Abstract

A 1993 study of strategic management in the United States, based on a survey of Business Week's top 1000 companies, shows that their 3-year average ROI grows with sophistication in strategic management. It also shows that the best planning firms excel in all stages of strategic management activities, with the worst ones rating themselves weakest in all stages. Likewise, the Chief Planning Officer in the best planning firms has a significantly higher profile and commands a larger bonus than his counterpart in weak planning firms. Chief planning officers in weak planning firms appear to be rewarded handsomely given their admitted weaknesses in strategic management and the low average ROIs of their companies.

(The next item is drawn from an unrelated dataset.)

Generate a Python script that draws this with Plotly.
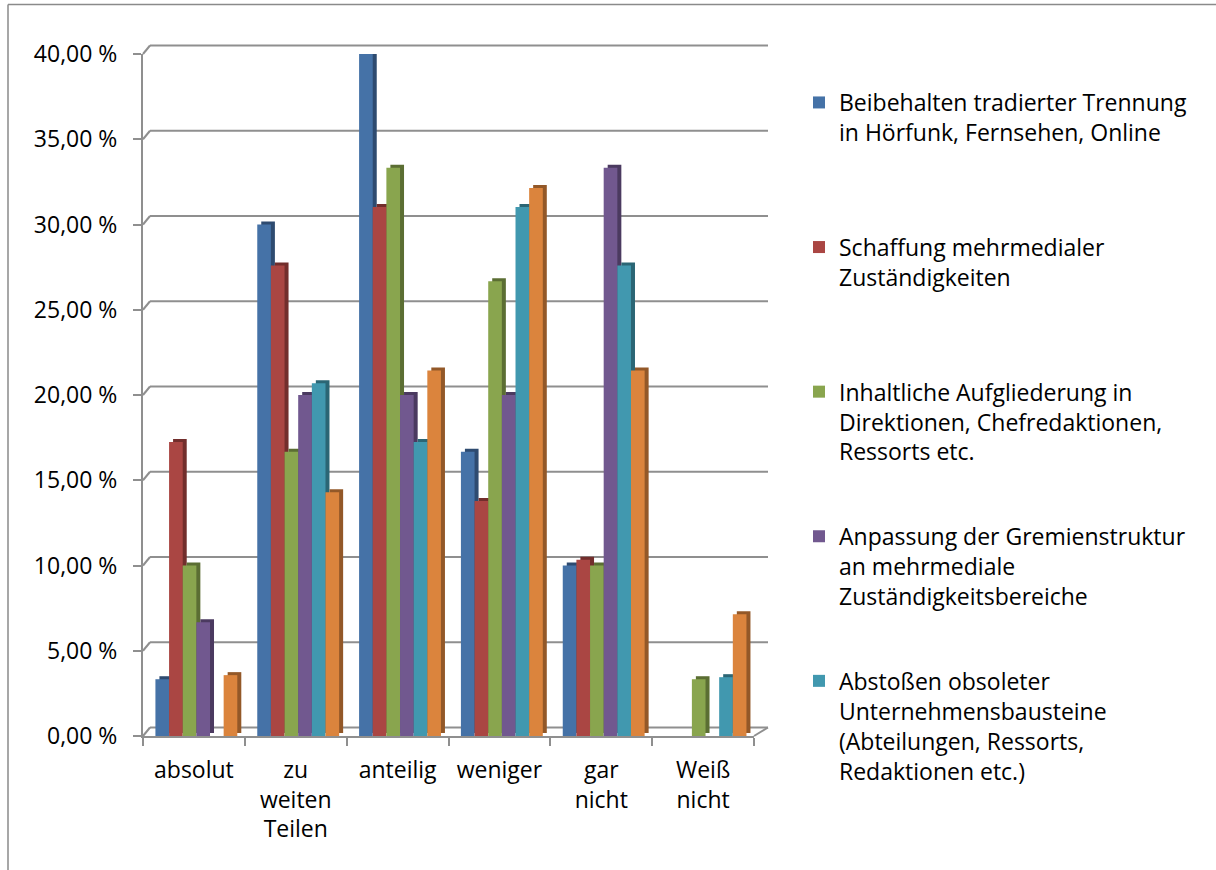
import plotly.graph_objects as go

# ---------------- data ----------------
categories = ["absolut", "zu<br>weiten<br>Teilen", "anteilig", "weniger", "gar<br>nicht", "Weiß<br>nicht"]

series_names = [
    "Beibehalten tradierter Trennung<br>in Hörfunk, Fernsehen, Online",
    "Schaffung mehrmedialer<br>Zuständigkeiten",
    "Inhaltliche Aufgliederung in<br>Direktionen, Chefredaktionen,<br>Ressorts etc.",
    "Anpassung der Gremienstruktur<br>an mehrmediale<br>Zuständigkeitsbereiche",
    "Abstoßen obsoleter<br>Unternehmensbausteine<br>(Abteilungen, Ressorts,<br>Redaktionen etc.)",
    "Weitere Angabe",
]
show_in_legend = [True, True, True, True, True, False]

beibehalten = [3.33, 30.00, 40.00, 16.67, 10.00, 0.00]
schaffung = [17.24, 27.59, 31.03, 13.79, 10.34, 0.00]
aufgliederung = [10.00, 16.67, 33.33, 26.67, 10.00, 3.33]
anpassung = [6.67, 20.00, 20.00, 20.00, 33.33, 0.00]
abstossen = [0.00, 20.69, 17.24, 31.03, 27.59, 3.45]
weitere = [3.57, 14.29, 21.43, 32.14, 21.43, 7.14]
series_values = [beibehalten, schaffung, aufgliederung, anpassung, abstossen, weitere]

tick_vals = [0, 5, 10, 15, 20, 25, 30, 35, 40]
tick_text = ["0,00 %", "5,00 %", "10,00 %", "15,00 %", "20,00 %",
             "25,00 %", "30,00 %", "35,00 %", "40,00 %"]

front_colors = ["#4572A7", "#AA4643", "#89A54E", "#71588F", "#4198AF", "#DB843D"]
side_colors = ["#2E4B70", "#722E2C", "#5B6E33", "#4B3A60", "#2B6675", "#935828"]

# ---------------- geometry (pixels) ----------------
W, H = 1216, 870
L, R, T, B = 143, 462, 54, 134
plot_w = W - L - R
plot_h = H - T - B
y_min, y_max = 0, 40

bar_w = 0.134
group_start = -0.378
depth_x = 4 / plot_w * len(categories)            # side-face depth in category units
depth_y = 3 / plot_h * (y_max - y_min)            # side-face depth in value units

FONT = "Open Sans"
GRID = "#8F8F8F"

fig = go.Figure()

# 3D side faces (darker), drawn first
for i, vals in enumerate(series_values):
    fig.add_trace(go.Bar(
        x=categories, y=vals, base=[depth_y] * len(vals),
        offset=group_start + i * bar_w + depth_x, width=bar_w,
        marker=dict(color=side_colors[i], line=dict(width=0)),
        legendgroup=f"g{i}", showlegend=False, hoverinfo="skip",
    ))

# front faces
for i, vals in enumerate(series_values):
    fig.add_trace(go.Bar(
        x=categories, y=vals,
        offset=group_start + i * bar_w, width=bar_w,
        name=series_names[i] + "<br> " * (4 - series_names[i].count("<br>") - 1),
        marker=dict(color=front_colors[i], line=dict(width=0)),
        legendgroup=f"g{i}", showlegend=show_in_legend[i],
        hovertemplate="%{x}: %{y:.2f} %<extra></extra>",
    ))

# back-wall gridlines (perspective offset) + connectors
dxp = 7 / plot_w
dyp = 8.5 / plot_h
x_end = 1 + 14 / plot_w
shapes = []
for v in tick_vals:
    yp = (v - y_min) / (y_max - y_min)
    shapes.append(dict(type="line", xref="paper", yref="paper", layer="below",
                       x0=dxp, x1=x_end, y0=yp + dyp, y1=yp + dyp,
                       line=dict(color=GRID, width=2)))
    shapes.append(dict(type="line", xref="paper", yref="paper", layer="below",
                       x0=0, x1=dxp, y0=yp, y1=yp + dyp,
                       line=dict(color=GRID, width=2)))
# floor right edge
shapes.append(dict(type="line", xref="paper", yref="paper", layer="below",
                   x0=1, x1=x_end, y0=0, y1=dyp, line=dict(color=GRID, width=2)))
# outer chart border (top and left visible)
bx = (8 - L) / plot_w
by_top = (H - B - 4.5) / plot_h
shapes.append(dict(type="line", xref="paper", yref="paper",
                   x0=bx, x1=(W + 5 - L) / plot_w, y0=by_top, y1=by_top,
                   line=dict(color="#8A8A8A", width=1.5)))
shapes.append(dict(type="line", xref="paper", yref="paper",
                   x0=bx, x1=bx, y0=by_top, y1=-(B + 5) / plot_h,
                   line=dict(color="#8A8A8A", width=1.5)))

fig.update_layout(
    width=W, height=H,
    margin=dict(l=L, r=R, t=T, b=B, pad=0, autoexpand=False),
    paper_bgcolor="white", plot_bgcolor="white",
    barmode="overlay",
    font=dict(family=FONT, size=23, color="#000000"),
    showlegend=True,
    legend=dict(
        xref="container", yref="container",
        x=799 / W, y=1 - 81 / H, xanchor="left", yanchor="top",
        valign="top", traceorder="grouped", tracegroupgap=22,
        maxheight=860,
        font=dict(family=FONT, size=23, color="#000000"),
        bgcolor="rgba(0,0,0,0)", borderwidth=0,
    ),
    shapes=shapes,
)

fig.update_xaxes(
    type="category", categoryorder="array", categoryarray=categories,
    automargin=False,
    showgrid=False, zeroline=False,
    showline=True, linecolor=GRID, linewidth=2,
    ticks="outside", tickson="boundaries", ticklen=8, tickwidth=2, tickcolor=GRID,
    ticklabelstandoff=12,
    tickfont=dict(family=FONT, size=23, color="#000000"),
)
fig.update_yaxes(
    range=[y_min, y_max], tickmode="array", tickvals=tick_vals, ticktext=tick_text,
    automargin=False,
    showgrid=False, zeroline=False,
    showline=True, linecolor=GRID, linewidth=2,
    ticks="outside", ticklen=8, tickwidth=2, tickcolor=GRID,
    ticklabelstandoff=11,
    tickfont=dict(family=FONT, size=23, color="#000000"),
)

fig.write_html(
    "out.html",
    config={"displayModeBar": False},
    post_script="document.body.style.margin='0';document.body.style.overflow='hidden';",
)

This appearance of progress, however, conceals some hidden problems. Three out of four senior managers expressed difficulty in all aspects of new business development, internationalization of plans, and in shifting from a ‘control’ mode of thought to a business-building and collaborative mentality. Most surprising was the weakness shown by unsophisticated companies in the most basic of strategic management activities—financial planning. Respondents were also asked to complete ten self-test questions that appeared in a 1992 Harvard Business Review article to determine the level of a senior manager's strategic management competence. We take issue with the authors' findings and approach. Both sophisticated and unsophisticated strategic management executives in our survey rated themselves as highly competent strategists, which is odd, since the latter rated themselves as weak in all strategic management activities. While most managers like to think they are strategists, only a very few know how to develop sophisticated processes and capabilities that produce superior results.